[author: Aaron Kase]
Consumers struggling with onerous student loan payments in a tight economy may be in for some bad news: Those loans never go away, and even Social Security checks can be garnished to pay them back.
According to a report by Smartmoney.com, between January and Aug. 6, about 115,000 people had their retirement checks reduced to pay off federal student loans. Up to 15 percent of the payment can be withheld, or $185 from the average Social Security check of $1,234.
Social Security might be far from traditional students’ minds when they take out loans to pay for college in their late teens and early twenties. However, reality is setting in for older Americans who borrowed money to go back to school, or for parents or grandparents who signed off on a loan for their dependents.
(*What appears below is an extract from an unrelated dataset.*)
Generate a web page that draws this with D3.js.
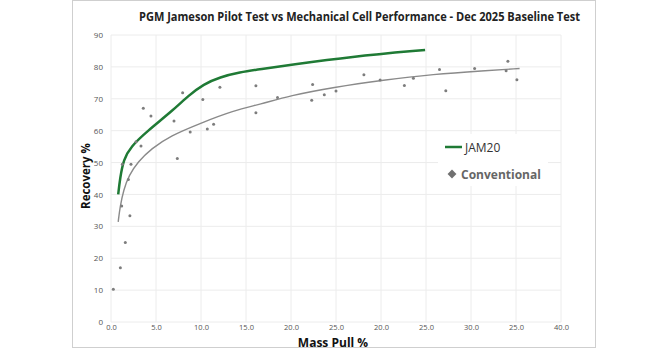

The fact that Social Security is even in play brings clarity to the unique nature of student debt. “There are two parts to that issue,” says Seth A. Rosenberg, a bankruptcy attorney in Seattle. “On the one hand, Social Security is generally not garnishable, and for good reason. It’s meant as the safety net for elderly and disabled people.”
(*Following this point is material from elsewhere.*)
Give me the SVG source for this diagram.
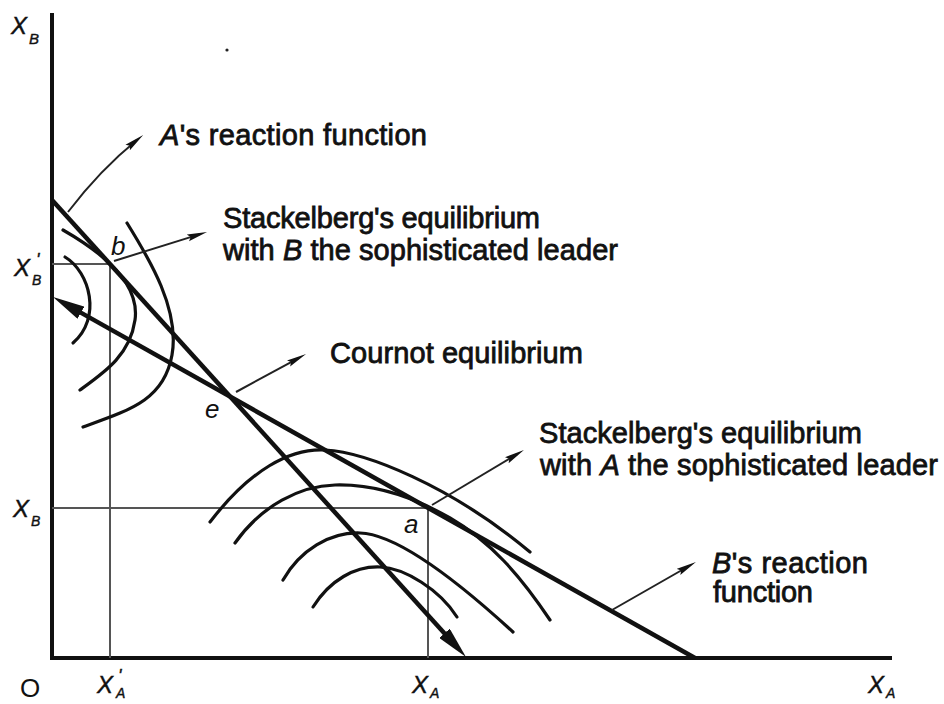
<svg xmlns="http://www.w3.org/2000/svg" width="944" height="704" viewBox="0 0 944 704">
<style>
  .axis { stroke:#111; stroke-width:4; fill:none; stroke-linecap:square; }
  .guide { stroke:#555; stroke-width:2; fill:none; }
  .react { stroke:#111; stroke-width:4.5; fill:none; }
  .iso { stroke:#111; stroke-width:3.2; fill:none; stroke-linecap:round; }
  .lead { stroke:#222; stroke-width:2; fill:none; }
  .lbl { font-family:"Liberation Sans", Arial, sans-serif; font-size:29px; fill:#111; stroke:#111; stroke-width:0.8; }
  .pt { font-family:"Liberation Sans", Arial, sans-serif; font-size:26px; font-style:italic; fill:#111; }
  .ax { font-family:"Liberation Sans", Arial, sans-serif; font-style:italic; fill:#111; stroke:#111; stroke-width:0.4; }
  .it { font-style:italic; }
</style>
<defs>
  <marker id="ah" markerUnits="userSpaceOnUse" viewBox="0 0 20 8" refX="12" refY="4" markerWidth="20" markerHeight="8" orient="auto">
    <path d="M0,0.5 L20,4 L0,7.5 L3,4 z" fill="#111"/>
  </marker>
  <marker id="big" markerUnits="userSpaceOnUse" viewBox="0 0 32 14" refX="17" refY="7" markerWidth="32" markerHeight="14" orient="auto">
    <path d="M0,0 L32,7 L0,14 z" fill="#111"/>
  </marker>
</defs>

<g id="axes">
  <line class="axis" x1="52" y1="15" x2="52" y2="658"/>
  <line class="axis" x1="52" y1="658" x2="890" y2="658"/>
</g>

<g id="guides">
  <polyline class="guide" points="52,264 110,264 110,658"/>
  <polyline class="guide" points="52,508 428,508 428,658"/>
</g>

<g id="reaction-A">
  <path class="react" d="M52,200 L455.9,645.9" marker-end="url(#big)"/>
</g>
<g id="reaction-B">
  <path class="react" d="M695,658 L66.1,304.4" marker-end="url(#big)"/>
</g>

<g id="isoprofit-B">
  <path class="iso" d="M65,257 C90,272 102,318 73,343"/>
  <path class="iso" d="M63,230 C105,254 140,285 135,320 C130,355 105,372 80,390"/>
  <path class="iso" d="M127,223 C150,260 180,310 172,355 C164,400 130,410 83,427"/>
</g>

<g id="isoprofit-A">
  <path class="iso" d="M210,522 C250,470 290,448 325,450 C365,452 450,485 530,552"/>
  <path class="iso" d="M235,543 C262,505 300,486 335,485 C370,484 410,495 450,518 C490,541 520,575 550,620"/>
  <path class="iso" d="M283,580 C300,550 330,532 360,533 C390,534 440,565 513,632"/>
  <path class="iso" d="M313,607 C330,580 355,566 380,567 C405,568 440,590 457,617"/>
</g>

<g id="connectors">
  <path class="lead" d="M68,212 Q100,170 137,140" marker-end="url(#ah)"/>
  <path class="lead" d="M114,261 L199.4,234.4" marker-end="url(#ah)"/>
  <path class="lead" d="M236,392 L299,357.8" marker-end="url(#ah)"/>
  <path class="lead" d="M432,505 L517.1,454.1" marker-end="url(#ah)"/>
  <path class="lead" d="M612,610 L689,566" marker-end="url(#ah)"/>
</g>

<g id="label-A-reaction">
  <text class="lbl" x="160" y="145" textLength="267"><tspan class="it">A</tspan>'s reaction function</text>
</g>
<g id="label-stackelberg-B">
  <text class="lbl" x="223" y="228" textLength="317">Stackelberg's equilibrium</text>
  <text class="lbl" x="223" y="260" textLength="395">with <tspan class="it">B</tspan> the sophisticated leader</text>
</g>
<g id="label-cournot">
  <text class="lbl" x="330" y="363" textLength="253">Cournot equilibrium</text>
</g>
<g id="label-stackelberg-A">
  <text class="lbl" x="539" y="443" textLength="323">Stackelberg's equilibrium</text>
  <text class="lbl" x="540" y="475" textLength="398">with <tspan class="it">A</tspan> the sophisticated leader</text>
</g>
<g id="label-B-reaction">
  <text class="lbl" x="712" y="573" textLength="156"><tspan class="it">B</tspan>'s reaction</text>
  <text class="lbl" x="713" y="602" textLength="100">function</text>
</g>

<g id="points">
  <text class="pt" x="111" y="255">b</text>
  <text class="pt" x="205" y="418">e</text>
  <text class="pt" x="404" y="533">a</text>
</g>

<g id="axis-labels">
  <text class="ax" x="11" y="34" font-size="24">X</text>
  <text class="ax" x="29" y="44" font-size="15">B</text>
  <text class="ax" x="14" y="276" font-size="24">X</text>
  <text class="ax" x="36" y="266" font-size="18">'</text>
  <text class="ax" x="32" y="285" font-size="14">B</text>
  <text class="ax" x="13" y="517" font-size="24">X</text>
  <text class="ax" x="31" y="526" font-size="14">B</text>
  <text x="20" y="697" font-family="Liberation Sans, Arial, sans-serif" font-size="26" fill="#111">O</text>
  <text class="ax" x="97" y="693" font-size="24">X</text>
  <text class="ax" x="118" y="682" font-size="18">'</text>
  <text class="ax" x="116" y="698" font-size="14">A</text>
  <text class="ax" x="412" y="693" font-size="24">X</text>
  <text class="ax" x="430" y="698" font-size="14">A</text>
  <text class="ax" x="868" y="693" font-size="24">X</text>
  <text class="ax" x="886" y="698" font-size="14">A</text>
</g>

<circle cx="227" cy="50" r="1.6" fill="#222"/>
</svg>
Federal laws that allow the government to garnish Social Security to collect student loans, and do so without time limit, were upheld by a 2005 Supreme Court decision.
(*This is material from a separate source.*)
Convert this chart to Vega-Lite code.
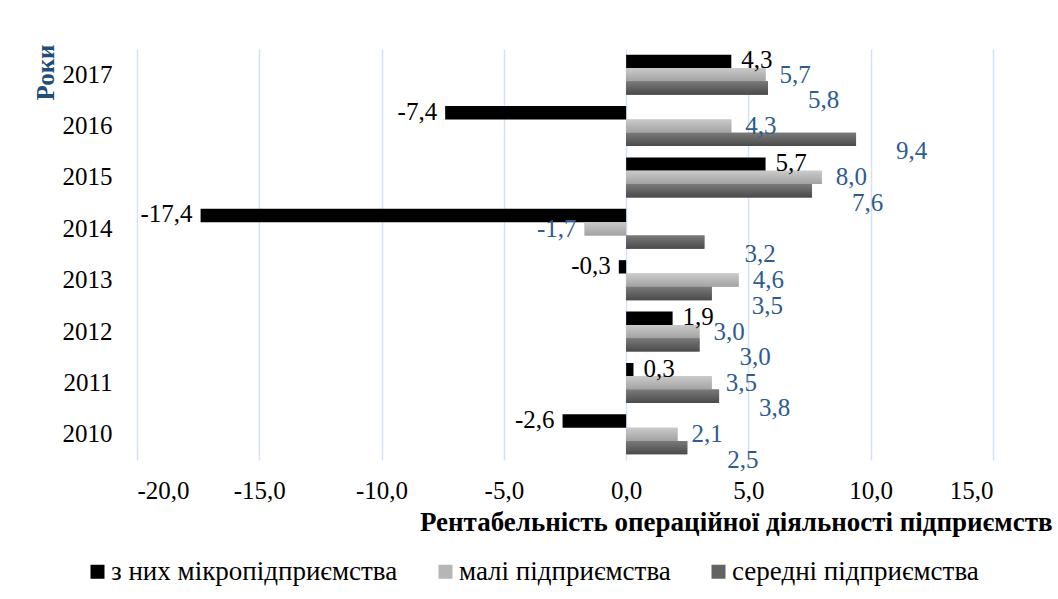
{
  "$schema": "https://vega.github.io/schema/vega-lite/v6.json",
  "autosize": "none",
  "width": 856,
  "height": 411,
  "padding": {"left": 137, "top": 49, "right": 65, "bottom": 139},
  "background": "white",
  "config": {
    "locale": {"number": {"decimal": ",", "thousands": " ", "grouping": [3], "currency": ["", ""], "minus": "-"}},
    "view": {"stroke": null},
    "font": "Liberation Serif, DejaVu Serif, serif"
  },
  "data": {
    "values": [
      {"year": "2017", "series": "з них мікропідприємства", "value": 4.3},
      {"year": "2017", "series": "малі підприємства", "value": 5.7},
      {"year": "2017", "series": "середні підприємства", "value": 5.8},
      {"year": "2016", "series": "з них мікропідприємства", "value": -7.4},
      {"year": "2016", "series": "малі підприємства", "value": 4.3},
      {"year": "2016", "series": "середні підприємства", "value": 9.4},
      {"year": "2015", "series": "з них мікропідприємства", "value": 5.7},
      {"year": "2015", "series": "малі підприємства", "value": 8.0},
      {"year": "2015", "series": "середні підприємства", "value": 7.6},
      {"year": "2014", "series": "з них мікропідприємства", "value": -17.4},
      {"year": "2014", "series": "малі підприємства", "value": -1.7},
      {"year": "2014", "series": "середні підприємства", "value": 3.2},
      {"year": "2013", "series": "з них мікропідприємства", "value": -0.3},
      {"year": "2013", "series": "малі підприємства", "value": 4.6},
      {"year": "2013", "series": "середні підприємства", "value": 3.5},
      {"year": "2012", "series": "з них мікропідприємства", "value": 1.9},
      {"year": "2012", "series": "малі підприємства", "value": 3.0},
      {"year": "2012", "series": "середні підприємства", "value": 3.0},
      {"year": "2011", "series": "з них мікропідприємства", "value": 0.3},
      {"year": "2011", "series": "малі підприємства", "value": 3.5},
      {"year": "2011", "series": "середні підприємства", "value": 3.8},
      {"year": "2010", "series": "з них мікропідприємства", "value": -2.6},
      {"year": "2010", "series": "малі підприємства", "value": 2.1},
      {"year": "2010", "series": "середні підприємства", "value": 2.5}
    ]
  },
  "encoding": {
    "y": {
      "field": "year", "type": "ordinal", "sort": "descending",
      "scale": {"paddingInner": 0.22, "paddingOuter": 0.11},
      "axis": {
        "title": "Роки", "titleAngle": 270, "titleX": -84, "titleY": 51,
        "titleAlign": "left", "titleBaseline": "alphabetic",
        "titleFont": "Liberation Serif, DejaVu Serif, serif", "titleFontSize": 25, "titleFontWeight": "bold", "titleColor": "#1F4E79",
        "labelFont": "Liberation Serif, DejaVu Serif, serif", "labelFontSize": 25, "labelColor": "#000000",
        "labelPadding": 25, "ticks": false, "domain": false, "grid": false
      }
    },
    "yOffset": {
      "field": "series", "type": "nominal",
      "sort": ["з них мікропідприємства", "малі підприємства", "середні підприємства"],
      "scale": {"paddingInner": 0, "paddingOuter": 0}
    },
    "x": {
      "field": "value", "type": "quantitative",
      "scale": {"domain": [-20, 15], "nice": false, "zero": false},
      "axis": {
        "title": "Рентабельність операційної діяльності підприємств",
        "titleX": 915, "titleY": 70, "titleAlign": "right", "titleBaseline": "alphabetic",
        "titleFont": "Liberation Serif, DejaVu Serif, serif", "titleFontSize": 27, "titleFontWeight": "bold", "titleColor": "#000000",
        "values": [-20, -15, -10, -5, 0, 5, 10, 15], "format": ".1f",
        "labelFont": "Liberation Serif, DejaVu Serif, serif", "labelFontSize": 25, "labelColor": "#000000",
        "labelPadding": 18, "ticks": false, "domain": false,
        "grid": true, "gridColor": "#D6E2F2", "gridWidth": 1.5
      }
    }
  },
  "layer": [
    {
      "mark": {"type": "bar"},
      "encoding": {
        "color": {
          "field": "series", "type": "nominal",
          "sort": ["з них мікропідприємства", "малі підприємства", "середні підприємства"],
          "scale": {
            "domain": ["з них мікропідприємства", "малі підприємства", "середні підприємства"],
            "range": ["#000000", "#b6b6b6", "#626262"]
          },
          "legend": {
            "title": null, "orient": "none", "direction": "horizontal", "columns": 3,
            "legendX": -53, "legendY": 509, "padding": 0,
            "symbolType": "square", "symbolSize": 196, "symbolStrokeWidth": 0,
            "labelFont": "Liberation Serif, DejaVu Serif, serif", "labelFontSize": 27, "labelColor": "#000000",
            "labelLimit": 500, "labelOffset": 0, "columnPadding": 34
          }
        }
      }
    },
    {
      "transform": [{"filter": "datum.series === 'малі підприємства'"}],
      "mark": {
        "type": "bar",
        "color": {"gradient": "linear", "x1": 0, "y1": 0, "x2": 0, "y2": 1, "stops": [{"offset": 0, "color": "#cacaca"}, {"offset": 1, "color": "#a2a2a2"}]}
      },
      "encoding": {}
    },
    {
      "transform": [{"filter": "datum.series === 'середні підприємства'"}],
      "mark": {
        "type": "bar",
        "color": {"gradient": "linear", "x1": 0, "y1": 0, "x2": 0, "y2": 1, "stops": [{"offset": 0, "color": "#7a7a7a"}, {"offset": 1, "color": "#4a4a4a"}]}
      },
      "encoding": {}
    },
    {
      "mark": {
        "type": "text", "fontSize": 25, "font": "Liberation Serif, DejaVu Serif, serif", "baseline": "middle",
        "align": {"expr": "datum.value < 0 ? 'right' : 'left'"},
        "dx": {"expr": "datum.value < 0 ? -8 : (datum.series === 'середні підприємства' ? 40 : (datum.series === 'малі підприємства' ? 14 : 10))"},
        "dy": {"expr": "datum.series === 'середні підприємства' ? 12 : (datum.series === 'малі підприємства' ? 0 : -1)"}
      },
      "encoding": {
        "text": {"field": "value", "type": "quantitative", "format": ".1f"},
        "color": {
          "condition": {"test": "datum.series === 'з них мікропідприємства'", "value": "#000000"},
          "value": "#2E5C8F"
        }
      }
    }
  ]
}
“On the other hand,” Rosenberg says, “you have students loans, which are one of the few debts you have that aren’t dischargeable in bankruptcy.
“The fact is, this really can cripple someone on a limited income,” says the lawyer. Worse, it’s not just retirement checks that are in danger: SSI, or Social Security for people with disabilities, can also be garnished. If a young person gets injured shortly after school and can no longer work, his or her SSI could be cut to pay for loans that aren’t even doing any good at that point.
One Trillion Dollars
Seth A. Rosenberg
The big takeaway for people considering applying for loans is that they really do stay with you forever, until they’re paid off or you die. The upside is that the education afforded by the loans should help consumers earn more money and contribute more productively to society, but in a lousy economy the costs and benefits of the loans should be weighed very carefully.
Plenty of people call him trying to ditch their loans through bankruptcy, Rosenberg says, only to be disappointed. “There’s really not a solution for them,” he says. “That loan rolls after them no matter what their circumstances are. If you become unemployed it’s still there, it just gets deferred for a period of time. In retirement, disability, no matter what your circumstances are, this is one debt that exists no matter what.”
The problem could become worse for today’s students, who hit the streets with record loans only to find themselves mired in a continually dismal job market. In 2010, the average student graduated with $25,250 in debt, and the total student debt in the nation currently exceeds $1 trillion dollars, more than the total credit card debt.
As college tuitions continue to rise above the rate of inflation and most jobs require a diploma, the youth of today are left in an unenviable position. “People are essentially being preyed on,” says Rosenberg. “You need an education to get ahead. Then you’re stuck with this debt that has these unique characteristics you can never get rid of.”